Great example of 'greatness'.

Great post.

Apropos of a prior post, to conclude, let OTHERS pin labels on oneself, "great", "lousy", genius, dumbo, whatever.

If we focus on the fundamentals of our trade, stick to our 'knitting' as it were of cross-market correlation analysis... and simple concepts of suppy and demand within the day... our chances of eventually having a tombstone with the word 'great' engraved on it go up.

But.. too self-referential a concern with self-ratings, and self-rankings, risks involving our egos in our work. And investment is not a place for the ego, period.

This post is not so much for you, Dr. Brett, as for some of the other posters, such as my fellow New Yorker, Madi, and a few others.
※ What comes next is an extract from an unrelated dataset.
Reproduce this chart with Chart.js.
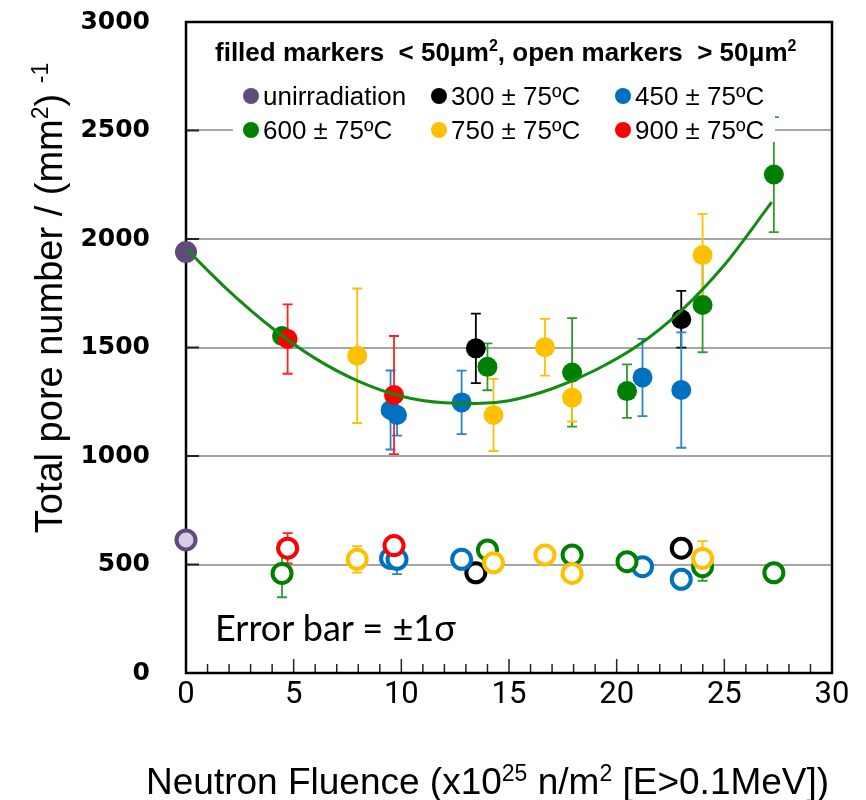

I always cringe whenever I read that a trader has felt ‘self-validated’ when a stretch of events turns out as predicted. I'm speaking of something different from merely noting in a Trading Log that the market movement matched a prediction of how a pattern would resolve itself. I'm talking about that core I'm OK I'm NOT-OK zone of one’s psychological nature.

This kind of detachment insulates us from emotional highs and lows.

We are great because we are children of God, and composed of recycled solar ejecta. That established, let’s get back to watching the ebb and flow of supply and demand as people buy and sell in the marketplace.